2.There should be proper drainage systems in the animal enclosures and there should not be standing water in the enclosures after a heavy rain. I have noticed algae-infested enclosures and food and water receptacles each time I visit Zoo Negara. This creates a risk of contamination of food and water, and of injury to animals and people due to slippery surfaces.
3. All animal enclosures must be of sufficient size and complexity to allow the animal to display species-typical behaviour such as dust-bathing, climbing or roosting, and must have sufficient variety in the substrate and topography to allow the animals to withdraw from social interaction with other animals and humans if the need arises.
4. Animal enclosures must not be overcrowded and must allow animals an opportunity for privacy. This is especially important in the petting zoo section, as most of the animals there did not appear to enjoy being handled by humans.
5. The animals at Zoo Negara appear to have been mostly grouped together according to taxonomy, i.e. all primates, or all birds, as opposed to being grouped in ersatz environments that attempt to resemble the animals' natural habitats and social groups.
6. I have read media reports that enrichment programmes were being carried out for the Zoo Negara animals but have not seen evidence of this in action. The animals at Zoo Negara looked invariably bored, listless and lethargic. Enrichment programmes such as food puzzles that help develop natural hunting or foraging skills, and auditory and olfactory simulations that resemble what an animal may hear and smell back in its habitat, do not cost much but will be able to provide animals in captivity with mental and physical stimulation.
7. Since the moats at Zoo Negara appear to be perpetually dirty, stagnant and foul-smelling, I would suggest filling up the moats where practicable and building solid walls with overhangs instead, to prevent escape and human-animal conflict. Viewing panels could be built into the walls, and some of these viewing panels should be of appropriate size and strength to safely allow for photo opportunities. This would eliminate the need for constant cleaning and filtration of the moats, create more land space in each enclosure and eliminate the problem of humans feeding junk to the animals or throwing things into animal enclosures. The walls could be constructed to appear more naturalistic, for example, to resemble a bamboo grove or tree trunks.

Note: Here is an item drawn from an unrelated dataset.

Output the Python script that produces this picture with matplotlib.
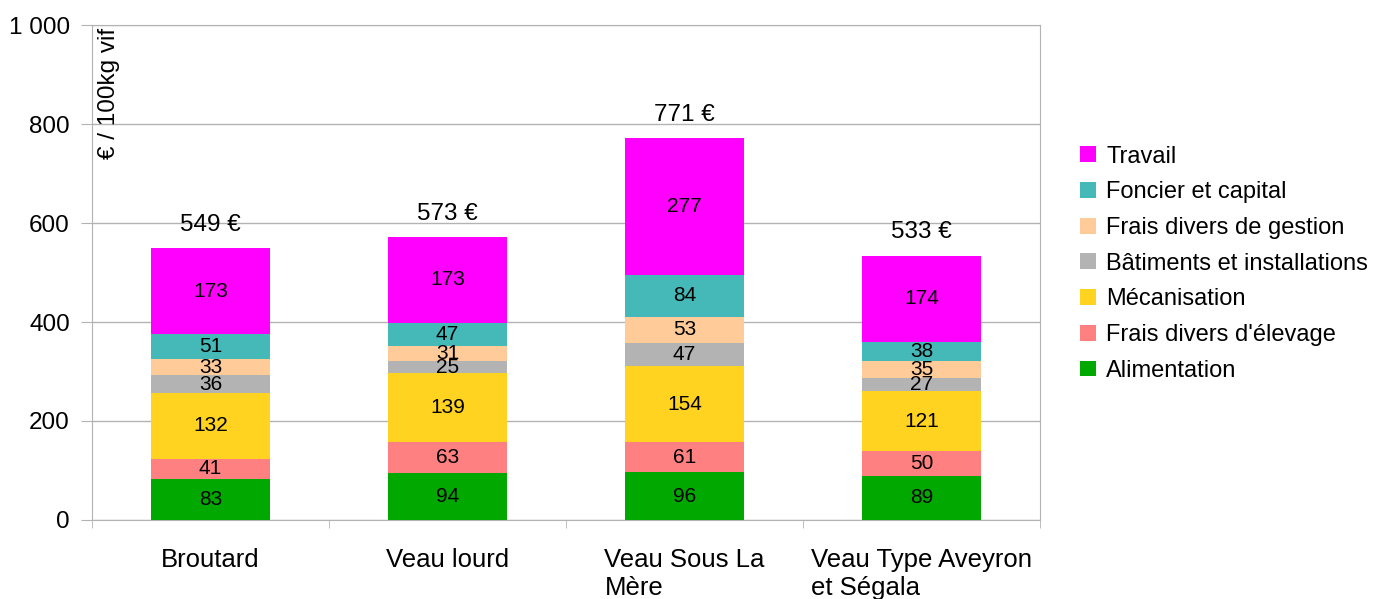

To be successful, Zoo Negara needs to do far more than just expand its collection of animal exhibits. Zoo Negara must be seen to practice and promote animal welfare. Zoo Negara's current strategy of adding animal exhibits without first attempting to reduce animal deaths simply defies science and common sense. A zoo that meets its purpose and acceptable standards is one that emphasises education and creates opportunity for scientific research and animal propagation to support wildlife conservation programmes.